Elsewhere, Builders Merchants Federation (BMF) CEO, John Newcomb, called on Conservative leaders to look “beyond Brexit” in order to set the conditions for a more productive, greener sector, which in turn will protect and create vital jobs across the UK.

He said: “We urge the next Housing and Climate Change ministers to focus on two major issues, namely the narrowing of the gap between housing demand and supply, and the decarbonisation of heating and electrification of homes with sustainable means. We need to see a policy and real action to build homes, eliminate carbon in our housing stock and create prosperity.”

In a similar vein, Nick Boulton, chief executive of the Trussed Rafter Association (TRA), highlighted the consistent need for “more and better” housing, urging the Conservatives to deliver on their promises to help first-time buyers and boost new housebuilding.

Nick said: “Housebuilding fulfils a basic social and public need, but also stimulates a vital supply chain of goods, skills and materials to act as a multiplier across the economy. While we all recognise that Brexit will once again dominate the agenda next year, we are urging the new government to also use its first 100 days to tackle the housing crisis through rapid planning reforms, support for more affordable housing development via local councils, fast progress with the regulatory changes on fire safety, and continued support for high quality MMC. In particular, we will also continue to push for major new housebuilding programmes in 2020 to be tied to the UK’s zero carbon targets. The timber supply chain in construction is ready and waiting to support this, solving problems across multiple policy areas.
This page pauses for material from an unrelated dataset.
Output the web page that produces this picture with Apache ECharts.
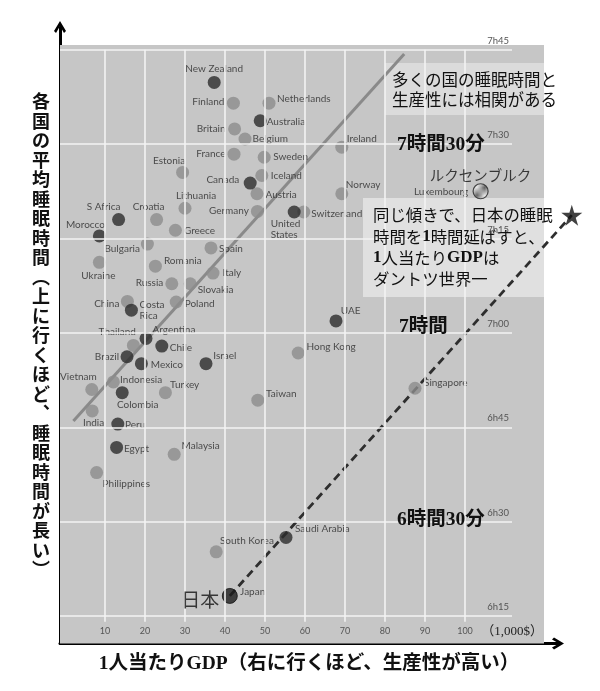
<!DOCTYPE html>
<html><head><meta charset="utf-8">
<script src="https://cdn.jsdelivr.net/npm/echarts@6/dist/echarts.min.js"></script>
<style>html,body{margin:0;padding:0;background:#fff;}#c{width:600px;height:691px;}</style>
</head><body><div id="c"></div>
<script>
// ---------------- DATA (GDP per capita in 1,000$ ; sleep in minutes) ----------------
const grayNames = ['Finland','Netherlands','Britain','Belgium','France','Sweden','Estonia','Iceland','Austria','Lithuania','Germany','Switzerland','Croatia','Greece','Ireland','Norway','Spain','Bulgaria','Ukraine','Romania','Italy','Russia','Slovakia','China','Poland','Thailand','Hong Kong','Indonesia','Vietnam','Turkey','Taiwan','India','Malaysia','Philippines','South Korea','Singapore'];
const grayGDP = [42.1,51.0,42.4,45.0,42.25,49.8,29.4,49.2,48.0,30.0,48.1,59.7,22.9,27.6,69.2,69.2,36.5,20.6,8.6,22.6,37.0,26.7,31.3,15.6,27.8,17.1,58.3,12.1,6.7,25.1,48.2,6.8,27.3,7.9,37.8,87.5];
const graySleep = [456.5,456.5,452.4,450.8,448.4,447.9,445.5,445.0,442.1,439.8,439.3,439.2,438.0,436.3,449.5,442.1,433.5,434.1,431.2,430.6,429.5,427.8,427.8,425.0,424.9,418.0,416.8,412.2,411.0,410.5,409.3,407.6,400.7,397.8,385.2,411.2];

const darkNames = ['New Zealand','Australia','Canada','United States','S Africa','Morocco','Costa Rica','Argentina','Chile','Brazil','Mexico','Israel','Colombia','Peru','Egypt','UAE','Saudi Arabia'];
const darkGDP = [37.3,48.8,46.3,57.3,13.4,8.6,16.6,20.25,24.2,15.5,19.1,35.25,14.3,13.2,12.9,67.75,55.25];
const darkSleep = [459.8,453.7,443.8,439.2,438.0,435.4,423.6,419.1,417.9,416.2,415.1,415.1,410.5,405.5,401.8,421.9,387.5];

const japanPoint = [41.2, 378.2];
const luxPoint = [103.9, 442.5];
const starPoint = [126.7, 438.7];
const trendLine = [[2.1, 406.0], [84.8, 464.3]];

const xTicks = [10,20,30,40,50,60,70,80,90,100];
const yTicks = [375,390,405,420,435,450,465];
const yTickLabels = ['6h15','6h30','6h45','7h00','7h15','7h30','7h45'];

const yTitle = '各国の平均睡眠時間（上に行くほど、睡眠時間が長い）';
const xTitle = '1人当たりGDP（右に行くほど、生産性が高い）';

// ---------------- LAYOUT / STYLE ----------------
const X_MIN = -1.25, X_MAX = 128.75, Y_MIN = 370.64, Y_MAX = 465.74;
const BG_X1 = 119.75;                   // right edge of the grey panel
const H_X0 = -1.25, H_X1 = 111.75;      // horizontal grid line extent (x)
const V_Y0 = 374.1, V_Y1 = 465;         // vertical grid line extent (y)
const labelPos = {
 'New Zealand':[0,-14,'center'],'Finland':[-9,-1,'right'],'Netherlands':[8,-4,'left'],'Australia':[6.5,1.5,'left'],
 'Britain':[-9,0,'right'],'Belgium':[7.5,0,'left'],'France':[-8.5,0,'right'],'Sweden':[9,0,'left'],
 'Estonia':[-13.5,-11.5,'center'],'Iceland':[9,0,'left'],'Canada':[-11,-3,'right'],'Austria':[8.5,1,'left'],
 'Lithuania':[11,-12,'center'],'Germany':[-8.5,-0.5,'right'],'United States':[-23.5,17.5,'left'],'Switzerland':[7.5,1.5,'left'],
 'S Africa':[-15,-12.5,'center'],'Croatia':[-8,-12.5,'center'],'Greece':[8.5,0.5,'left'],'Morocco':[-14,-11,'center'],
 'Ireland':[5,-8.5,'left'],'Norway':[4,-9,'left'],'Spain':[8,1.3,'left'],'Bulgaria':[-7.5,4.5,'right'],
 'Ukraine':[-1,13.5,'center'],'Romania':[8.5,-5,'left'],'Italy':[9.5,0,'left'],'Russia':[-8.5,-0.5,'right'],
 'Slovakia':[7.5,6,'left'],'China':[-8,2,'right'],'Costa Rica':[8,0,'left'],'Poland':[8.5,1.3,'left'],
 'Thailand':[2.5,-14,'right'],'Argentina':[6.5,-8.3,'left'],'Chile':[8,1.3,'left'],'Brazil':[-8,0,'right'],
 'Hong Kong':[8.4,-6,'left'],'Mexico':[9.4,1,'left'],'Israel':[7.3,-8,'left'],'Indonesia':[6.7,-2.4,'left'],
 'Vietnam':[5,-12.6,'right'],'Turkey':[4.7,-7.7,'left'],'Colombia':[15.5,12.3,'center'],'Taiwan':[8.3,-6.7,'left'],
 'India':[1.4,12.3,'center'],'Peru':[7.3,0.7,'left'],'Egypt':[7.3,1,'left'],'Malaysia':[7.4,-8.3,'left'],
 'Philippines':[6,11,'left'],'Saudi Arabia':[9,-9,'left'],'South Korea':[3.7,-11.3,'left'],'UAE':[4.7,-10,'left'],
 'Singapore':[9,-5.6,'left'],'Japan':[10.3,-4.3,'left'],'Luxembourg':[-12.4,0.7,'right']
};
const labelText = {'United States':'United\nStates','Costa Rica':'Costa\nRica'};
const LATIN = 'Lato, "DejaVu Sans", sans-serif';
const JP = '"Noto Sans CJK JP", sans-serif';
const SERIFJP = '"Liberation Serif", "Noto Sans CJK JP", serif';
const labelBase = {show:true, fontFamily:LATIN, fontSize:10, color:'#2a2a2a', lineHeight:10.8};

function items(names, xs, ys) {
  return names.map((n, i) => {
    const p = labelPos[n] || [8, 0, 'left'];
    return {name:n, value:[xs[i], ys[i]],
      label:Object.assign({}, labelBase, {formatter:labelText[n] || n, position:['50%','50%'], offset:[p[0], p[1]], align:p[2], verticalAlign:'middle'})};
  });
}
function makePattern(kind) {
  const c = document.createElement('canvas');
  c.width = 4; c.height = 4;
  const g = c.getContext('2d');
  if (kind === 'dots') {
    g.fillStyle = '#1c1c1c'; g.fillRect(0,0,4,4);
    g.fillStyle = '#a8a8a8'; g.fillRect(1,1,1.4,1.4);
  } else {
    g.fillStyle = '#ededed'; g.fillRect(0,0,4,4);
    g.strokeStyle = '#333'; g.lineWidth = 0.9;
    g.beginPath(); g.moveTo(0,4); g.lineTo(4,0); g.moveTo(-1,1); g.lineTo(1,-1); g.moveTo(3,5); g.lineTo(5,3); g.stroke();
  }
  return c;
}
const vertical = s => s.replace(/（/g,'︵').replace(/）/g,'︶').replace(/、/g,'︑').split('').join('\n');
const arrowPath = 'path://M6,0 L12,10 L10,12 L6,5 L2,12 L0,10 Z';
const starPath = 'path://M50,0 L61,35 L98,35 L68,57 L79,91 L50,70 L21,91 L32,57 L2,35 L39,35 Z';

const hLines = yTicks.map((v, i) => [
  {coord:[H_X0, v], label:{show:true, position:'insideEndTop', distance:[3,4], formatter:yTickLabels[i], fontFamily:LATIN, fontSize:9.5, color:'#555'}},
  {coord:[H_X1, v]}]);
const vLines = xTicks.map(v => [
  {coord:[v, V_Y0], label:{show:true, position:'start', distance:5, formatter:String(v), fontFamily:LATIN, fontSize:9, color:'#555'}},
  {coord:[v, V_Y1]}]);

const chart = echarts.init(document.getElementById('c'), null, {renderer:'canvas'});
chart.setOption({
  animation:false,
  grid:[
    {left:60, right:20, top:45, bottom:47.5, show:false, outerBoundsMode:'none'},
    {left:60, right:42, top:27, bottom:47.5, show:false, outerBoundsMode:'none'}
  ],
  xAxis:[
    {gridIndex:0, type:'value', min:X_MIN, max:X_MAX, show:false},
    {gridIndex:1, type:'value', min:0, max:1,
     axisLine:{show:true, symbol:['none', arrowPath], symbolSize:[12,13], lineStyle:{color:'#000', width:3}},
     axisTick:{show:false}, axisLabel:{show:false}, splitLine:{show:false},
     name:xTitle, nameLocation:'middle', nameGap:11,
     nameTextStyle:{fontFamily:SERIFJP, fontWeight:'bold', fontSize:19.5, color:'#111'}}
  ],
  yAxis:[
    {gridIndex:0, type:'value', min:Y_MIN, max:Y_MAX, show:false},
    {gridIndex:1, type:'value', min:0, max:1,
     axisLine:{show:true, symbol:['none', arrowPath], symbolSize:[12,13], lineStyle:{color:'#000', width:3}},
     axisTick:{show:false}, axisLabel:{show:false}, splitLine:{show:false},
     name:vertical(yTitle), nameLocation:'middle', nameGap:10, nameRotate:0,
     nameTextStyle:{fontFamily:JP, fontWeight:'bold', fontSize:18, lineHeight:19.5, color:'#111', padding:[0,0,17,0]}}
  ],
  graphic:[
    {type:'rect', z:2, silent:true, shape:{x:385, y:63, width:160, height:52}, style:{fill:'rgba(255,255,255,0.38)'}},
    {type:'rect', z:2, silent:true, shape:{x:363, y:198, width:182, height:99}, style:{fill:'rgba(255,255,255,0.45)'}},
    {type:'text', z:6, silent:true, style:{x:392, y:69, text:'多くの国の睡眠時間と\n生産性には相関がある', fontFamily:JP, fontSize:16.5, lineHeight:20.7, fill:'#111', align:'left', verticalAlign:'top'}},
    {type:'text', z:6, silent:true, style:{x:373, y:204.3, text:'同じ傾きで、日本の睡眠\n時間を{b|1}時間延ばすと、\n{b|1}人当たり{b|GDP}は\nダントツ世界一', fontFamily:JP, fontSize:16.4, lineHeight:21.4, fill:'#111', align:'left', verticalAlign:'top',
      rich:{b:{fontFamily:SERIFJP, fontWeight:'bold', fontSize:17, lineHeight:21.4, fill:'#111'}}}},
    {type:'text', z:6, silent:true, style:{x:397, y:145, text:'7時間30分', fontFamily:SERIFJP, fontWeight:'bold', fontSize:19.5, fill:'#111', align:'left', verticalAlign:'middle'}},
    {type:'text', z:6, silent:true, style:{x:399, y:327, text:'7時間', fontFamily:SERIFJP, fontWeight:'bold', fontSize:19.5, fill:'#111', align:'left', verticalAlign:'middle'}},
    {type:'text', z:6, silent:true, style:{x:397, y:520, text:'6時間30分', fontFamily:SERIFJP, fontWeight:'bold', fontSize:19.5, fill:'#111', align:'left', verticalAlign:'middle'}},
    {type:'text', z:6, silent:true, style:{x:543, y:632, text:'（1,000$）', fontFamily:SERIFJP, fontSize:13, fill:'#222', align:'right', verticalAlign:'middle'}}
  ],
  series:[
    {type:'scatter', xAxisIndex:0, yAxisIndex:0, z:0, silent:true, data:[],
     markArea:{silent:true, itemStyle:{color:'#c6c6c6'}, emphasis:{disabled:true},
       data:[[{coord:[X_MIN, Y_MIN]}, {coord:[BG_X1, Y_MAX]}]]}},
    {type:'scatter', xAxisIndex:0, yAxisIndex:0, z:1, silent:true, data:[],
     markLine:{silent:true, symbol:'none', animation:false, lineStyle:{color:'#f3f3f3', width:1.6, type:'solid'}, emphasis:{disabled:true},
       data:hLines.concat(vLines)}},
    {type:'line', xAxisIndex:0, yAxisIndex:0, z:3, silent:true, symbol:'none', data:trendLine,
     lineStyle:{color:'#8a8a8a', width:3}},
    {type:'line', xAxisIndex:0, yAxisIndex:0, z:3, silent:true, symbol:'none', clip:false, data:[japanPoint, starPoint],
     lineStyle:{color:'#2e2e2e', width:2.8, type:[8,5]}},
    {type:'scatter', xAxisIndex:0, yAxisIndex:0, z:4, silent:true, symbolSize:13, itemStyle:{color:'#8c8c8c'},
     data:items(grayNames, grayGDP, graySleep)},
    {type:'scatter', xAxisIndex:0, yAxisIndex:0, z:4, silent:true, symbolSize:13, itemStyle:{color:'#2c2c2c'},
     data:items(darkNames, darkGDP, darkSleep)},
    {type:'scatter', xAxisIndex:0, yAxisIndex:0, z:4, silent:true, symbolSize:15,
     itemStyle:{color:{image:makePattern('dots'), repeat:'repeat'}, borderColor:'#111', borderWidth:1},
     data:items(['Japan'], [japanPoint[0]], [japanPoint[1]])},
    {type:'scatter', xAxisIndex:0, yAxisIndex:0, z:4, silent:true, symbolSize:15,
     itemStyle:{color:{image:makePattern('hatch'), repeat:'repeat'}, borderColor:'#222', borderWidth:1.2},
     data:items(['Luxembourg'], [luxPoint[0]], [luxPoint[1]])},
    {type:'scatter', xAxisIndex:0, yAxisIndex:0, z:4, silent:true, clip:false, symbol:starPath, symbolSize:21,
     itemStyle:{color:'#111'}, data:[starPoint]},
    {type:'scatter', xAxisIndex:0, yAxisIndex:0, z:5, silent:true, symbolSize:1, itemStyle:{color:'transparent'},
     data:[
       {value:japanPoint, label:{show:true, formatter:'日本', fontFamily:JP, fontSize:19, color:'#111', position:['50%','50%'], offset:[-10.5,4], align:'right', verticalAlign:'middle'}},
       {value:luxPoint, label:{show:true, formatter:'ルクセンブルク', fontFamily:JP, fontSize:14.5, color:'#111', position:['50%','50%'], offset:[0,-15.5], align:'center', verticalAlign:'middle'}}
     ]}
  ]
});
</script></body></html>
This view was echoed by Neil Marshall, spokesperson for the National Insulation Alliance, a new representative body for the Insulation Industry, who said: “We welcome the new government’s ambitious commitment to insulate the UK housing stock and stand ready to advise and support it in delivering on this commitment… Our industry has the skills, expertise and capacity to deliver and welcome the opportunity to work with the new ministers in insulating millions of homes and businesses across the UK. Insulating the nation provides the opportunity for huge inward investment and job creation, exactly the type of stimulus needed post Brexit.”